• terry.home (5/17/2013)


    Sorry I cannot really answer that.... as the server had been neglected, the backups appear to have failed for some time now.

    Might not be a bad idea to setup some backups, especially if it's important data. You could use the SQL Server maintenance plan feature as an option.

    Not sure it helps, but I noted as soon as I had cancelled the shrink that had been running a couple of days, the log file backup was much bigger.

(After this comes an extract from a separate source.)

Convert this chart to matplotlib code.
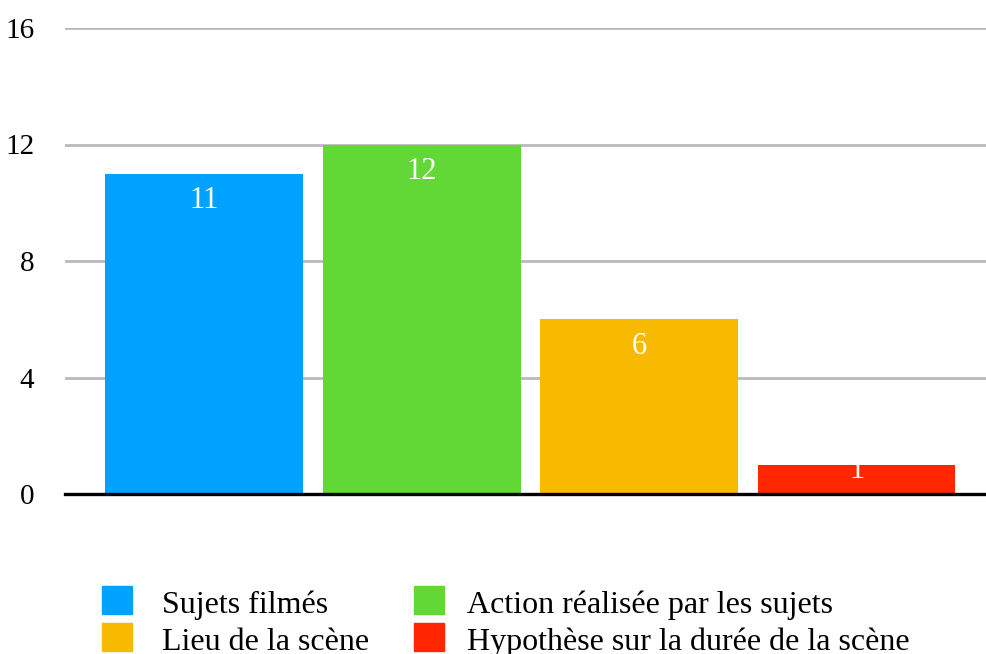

    Thanks for the info. I've noticed that when running shrink there is some log growth, possible after log grew too when stopping? Good information, I don't use shrink often so that last part is interesting. Documentation on Shrink is not so good online. I wonder if Sybase docs would be better?... Mostly everything on internet just states "don't shrink" not really internals of how it works.

    I have been executing must of my commands to this server from a remote machine with SSMS 2008 installed. Today I decided to re-visit sql 2000 query analyser and fired that up on the server in question. I ran the shrink from there but instead of shrinking to 0% free I set it to 50% first.

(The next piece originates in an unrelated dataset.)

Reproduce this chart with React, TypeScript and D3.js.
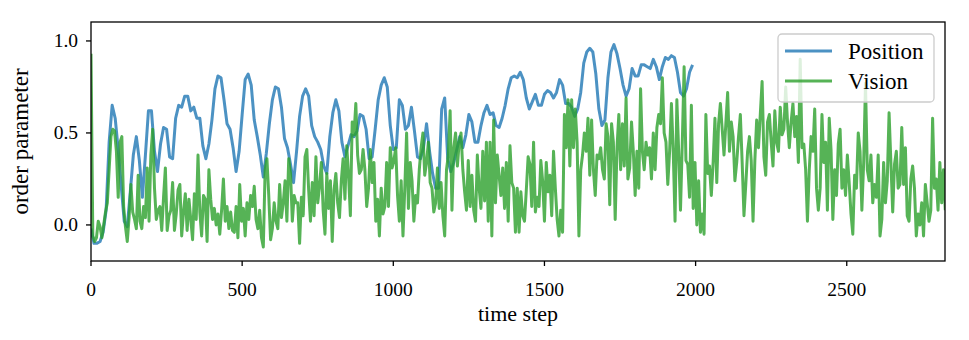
import React from 'react';
import * as d3 from 'd3';

// values
const POSITION_STEP = 10; // one value every 10 time steps, t = 0 .. 1990
const POSITION = [
  -0.02, -0.10, -0.10, -0.09, -0.04, 0.08, 0.45, 0.65, 0.58, 0.41,
  0.21, 0.02, -0.01, 0.18, 0.38, 0.48, 0.35, 0.15, 0.38, 0.62,
  0.62, 0.40, 0.29, 0.44, 0.53, 0.52, 0.37, 0.36, 0.58, 0.65,
  0.64, 0.70, 0.70, 0.62, 0.64, 0.58, 0.58, 0.43, 0.36, 0.44,
  0.57, 0.74, 0.81, 0.80, 0.68, 0.55, 0.52, 0.42,
  0.29, 0.40, 0.60, 0.79, 0.82, 0.76, 0.57, 0.48, 0.38, 0.26,
  0.39, 0.55, 0.68, 0.75, 0.74, 0.64, 0.47, 0.42, 0.33, 0.23,
  0.40, 0.59, 0.70, 0.74, 0.70, 0.54, 0.48, 0.45, 0.41, 0.32,
  0.28, 0.48, 0.61, 0.68, 0.62, 0.45, 0.37, 0.43, 0.49, 0.48,
  0.51, 0.60, 0.59, 0.52, 0.36, 0.37, 0.52,
  0.68, 0.76, 0.80, 0.75, 0.54, 0.41, 0.42, 0.68, 0.65, 0.52,
  0.54, 0.64, 0.51, 0.37, 0.36, 0.42, 0.55, 0.40, 0.28, 0.20,
  0.20, 0.63, 0.69, 0.36, 0.29, 0.34, 0.41, 0.48, 0.42, 0.49,
  0.60, 0.56, 0.45, 0.45, 0.54, 0.61, 0.65, 0.60, 0.61, 0.54,
  0.53, 0.58, 0.65, 0.74, 0.80, 0.81, 0.80,
  0.83, 0.79, 0.69, 0.63, 0.67, 0.71, 0.65, 0.65, 0.71, 0.73,
  0.72, 0.69, 0.72, 0.79, 0.76, 0.66, 0.66, 0.64, 0.59, 0.63,
  0.72, 0.88, 0.94, 0.96, 0.94, 0.82, 0.63, 0.54, 0.57, 0.80,
  0.94, 0.98, 0.93, 0.85, 0.76, 0.70, 0.74, 0.85, 0.81, 0.81,
  0.87, 0.87, 0.86, 0.85, 0.90, 0.86, 0.79,
  0.86, 0.91, 0.90, 0.92, 0.91, 0.83, 0.72, 0.70, 0.74, 0.83, 0.87,
];

const VISION_STEP = 6; // one value every 6 time steps, t = 0 .. 2826
const VISION = [
  0.93, -0.06, -0.09, -0.07, 0.02, -0.01, -0.07, 0.00, 0.07, 0.12,
  0.30, 0.48, 0.52, 0.51, 0.40, 0.15, 0.45, 0.48, 0.10, -0.01,
  -0.09, 0.04, 0.22, 0.07, 0.03, -0.02, 0.27, 0.02, -0.02, 0.10,
  0.04, 0.31, 0.02, 0.38, 0.52, 0.20, 0.03, 0.08, 0.10, -0.03,
  0.15, 0.31, -0.03, 0.05, 0.08, 0.23, -0.03, 0.06, 0.19, 0.22,
  -0.06, 0.07, 0.17, -0.03, 0.14, 0.03, -0.08, 0.17, 0.03, 0.38,
  0.07, -0.06, 0.16, 0.14, -0.09, 0.30, 0.14, 0.03, 0.09, 0.00,
  0.06, -0.05, 0.08, 0.25, 0.02, 0.10, -0.02, 0.07, -0.03,
  -0.04, 0.10, -0.07, 0.22, 0.02, 0.09, -0.06, 0.12, 0.03, 0.16,
  0.10, 0.21, 0.03, -0.02, 0.08, -0.07, -0.12, 0.30, 0.36, 0.16,
  -0.08, -0.02, 0.12, 0.02, -0.02, 0.22, 0.04, 0.12, 0.24, 0.02,
  0.36, 0.28, 0.02, 0.16, 0.12, 0.12, -0.10, 0.15, 0.05, 0.37,
  0.41, 0.19, 0.02, 0.23, 0.05, 0.37, 0.12, 0.21, 0.34, 0.08,
  -0.05, 0.28, 0.09, 0.24, -0.09, 0.19, 0.28, 0.12, 0.04, 0.24,
  0.36, 0.14, 0.43, 0.27, 0.05, 0.56, 0.49, 0.66, 0.38, 0.28,
  0.30, 0.41, 0.30, 0.10, 0.20, 0.41, 0.23, 0.34,
  0.02, 0.14, -0.06, 0.20, 0.06, 0.10, 0.34, 0.10, 0.42, 0.31,
  0.35, 0.42, 0.16, 0.02, 0.24, -0.06, 0.20, 0.50, 0.09, 0.34,
  0.24, 0.02, 0.16, 0.12, 0.30, 0.42, 0.50, 0.27, 0.34, 0.45,
  0.23, 0.20, 0.07, 0.12, 0.31, 0.09, 0.23, 0.05, -0.06, 0.30,
  0.38, 0.62, 0.08, 0.42, 0.50, 0.32, 0.45, 0.50, 0.30, 0.18,
  0.08, 0.35, 0.10, 0.27, 0.08, 0.02, 0.38, 0.20, 0.09, 0.40,
  0.13, 0.45, 0.02, 0.45, -0.06, 0.57, 0.12, 0.38, 0.27, 0.16,
  0.31, 0.09, 0.34, 0.02, 0.43, 0.23, 0.20, -0.04, 0.20,
  -0.04, 0.18, 0.05, 0.02, 0.19, 0.37, 0.33, 0.10, 0.45, 0.07,
  0.15, 0.10, 0.35, 0.24, 0.02, 0.34, 0.18, 0.27, 0.05, 0.40,
  0.20, 0.03, -0.06, 0.08, -0.04, 0.60, 0.42, 0.68, 0.32, 0.68,
  0.42, 0.63, 0.45, -0.06, 0.30, 0.38, 0.50, 0.40, 0.58, 0.27,
  0.57, 0.30, 0.16, 0.38, 0.36, 0.42, 0.30, 0.25, 0.55, 0.48,
  0.11, 0.55, 0.45, 0.03, 0.42, 0.60, 0.30, 0.55, 0.32, 0.69,
  0.25, 0.31, 0.56, 0.40, 0.16, 0.40, 0.20, 0.74, 0.40, 0.30,
  0.45, 0.38, 0.42, 0.25, 0.50, 0.30, 0.53, 0.60,
  0.55, 0.80, 0.50, 0.45, 0.22, 0.40, 0.66, 0.40, 0.02, 0.68,
  0.40, 0.08, 0.45, 0.86, 0.35, 0.33, 0.15, 0.65, 0.09, 0.34,
  0.00, 0.24, -0.04, 0.06, -0.05, 0.60, 0.28, 0.32, 0.16, 0.34,
  0.58, 0.23, 0.55, 0.66, 0.52, 0.38, 0.55, 0.72, 0.40, 0.56,
  0.48, 0.24, 0.34, 0.48, 0.60, 0.34, 0.05, 0.22, 0.40, 0.48,
  0.35, 0.02, 0.35, 0.57, 0.42, 0.60, 0.78, 0.37, 0.27, 0.56,
  0.60, 0.45, 0.32, 0.62, 0.45, 0.40, 0.64, 0.49, 0.52, 0.75,
  0.56, 0.42, 0.56, 0.66, 0.48, 0.59, 0.34, 0.90, 0.42,
  0.44, 0.30, 0.02, 0.30, 0.48, 0.40, 0.63, 0.20, 0.08, 0.20,
  0.60, 0.34, 0.45, 0.08, 0.58, 0.41, 0.03, 0.30, 0.16, 0.44,
  0.52, 0.20, 0.30, 0.16, 0.38, 0.23, 0.06, -0.05, 0.27, 0.20,
  0.50, 0.40, 0.08, 0.34, 0.77, 0.30, 0.24, 0.38, 0.12, 0.22,
  0.15, 0.38, -0.06, 0.03, 0.34, 0.12, 0.24, 0.61, 0.34, 0.07,
  0.33, 0.40, 0.20, 0.22, 0.53, 0.22, 0.42, 0.05, 0.02, 0.25,
  0.32, 0.20, -0.06, 0.06, 0.00, 0.12, -0.06, 0.22, 0.12, 0.02,
  0.08, 0.58, 0.20, 0.25, 0.08, 0.34, 0.12, 0.30, 0.08,
];

const SERIES_NAMES = ['Position', 'Vision'];
const SERIES_COLORS = ['#1f77b4', '#2ca02c'];
const X_TICKS = [0, 500, 1000, 1500, 2000, 2500];
const Y_TICKS = [0.0, 0.5, 1.0];
const X_LABEL = 'time step';
const Y_LABEL = 'order parameter';

const W = 969;
const H = 340;
const PLOT = { left: 91, right: 945, top: 22, bottom: 261 };
const FONT = '"Liberation Serif", "DejaVu Serif", serif';

export default function App() {
  const x = d3.scaleLinear().domain([0, 2825]).range([PLOT.left, PLOT.right]);
  const y = d3.scaleLinear().domain([-0.196, 1.103]).range([PLOT.bottom, PLOT.top]);

  const makeLine = (step: number) =>
    d3.line<number>()
      .x((_, i) => x(i * step))
      .y(d => y(d));

  const series = [
    { values: POSITION, step: POSITION_STEP },
    { values: VISION, step: VISION_STEP },
  ];

  const legendX = 778;
  const legendY = 34;

  return (
    <svg
      width={W}
      height={H}
      style={{ position: 'absolute', left: 0, top: 0, background: '#fff' }}
      fontFamily={FONT}
    >
      <defs>
        <clipPath id="plot-clip">
          <rect x={PLOT.left} y={PLOT.top} width={PLOT.right - PLOT.left} height={PLOT.bottom - PLOT.top} />
        </clipPath>
      </defs>

      <g clipPath="url(#plot-clip)">
        {series.map((s, k) => (
          <path
            key={SERIES_NAMES[k]}
            d={makeLine(s.step)(s.values) || ''}
            fill="none"
            stroke={SERIES_COLORS[k]}
            strokeOpacity={0.8}
            strokeWidth={3}
            strokeLinejoin="round"
          />
        ))}
      </g>

      {/* spines */}
      <rect
        x={PLOT.left}
        y={PLOT.top}
        width={PLOT.right - PLOT.left}
        height={PLOT.bottom - PLOT.top}
        fill="none"
        stroke="#000"
        strokeWidth={1.3}
      />

      {/* x axis */}
      {X_TICKS.map(t => (
        <g key={t} transform={`translate(${x(t)},${PLOT.bottom})`}>
          <line y2={5} stroke="#000" strokeWidth={1.3} />
          <text y={35} textAnchor="middle" fontSize={19.5}>{t}</text>
        </g>
      ))}
      <text x={(PLOT.left + PLOT.right) / 2} y={321} textAnchor="middle" fontSize={22}>{X_LABEL}</text>

      {/* y axis */}
      {Y_TICKS.map(t => (
        <g key={t} transform={`translate(${PLOT.left},${y(t)})`}>
          <line x2={-5} stroke="#000" strokeWidth={1.3} />
          <text x={-13} y={6.5} textAnchor="end" fontSize={19.5}>{t.toFixed(1)}</text>
        </g>
      ))}
      <text
        transform={`translate(28,${(PLOT.top + PLOT.bottom) / 2}) rotate(-90)`}
        textAnchor="middle"
        fontSize={23}
      >
        {Y_LABEL}
      </text>

      {/* legend */}
      <g transform={`translate(${legendX},${legendY})`}>
        <rect
          width={156}
          height={68}
          rx={4}
          fill="#fff"
          fillOpacity={0.8}
          stroke="#cccccc"
          strokeWidth={1.3}
        />
        {SERIES_NAMES.map((name, k) => (
          <g key={name} transform={`translate(0,${17 + k * 30})`}>
            <line x1={7} x2={54} stroke={SERIES_COLORS[k]} strokeOpacity={0.8} strokeWidth={3} />
            <text x={70} y={7.5} fontSize={23}>{name}</text>
          </g>
        ))}
      </g>
    </svg>
  );
}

    The shrink ran suprisingly quick and freed up around 10gig. I ran another and this time set it to 40% and this ran quick also. I have now kicked off another delete to run over the weekend.

    I feel confident that I will manage to get the space down significantly in this way.

    How did it go with shrinking 50% to 40%.. and lower? Did it get progressively slower to shrink as you got closer to the actual data size?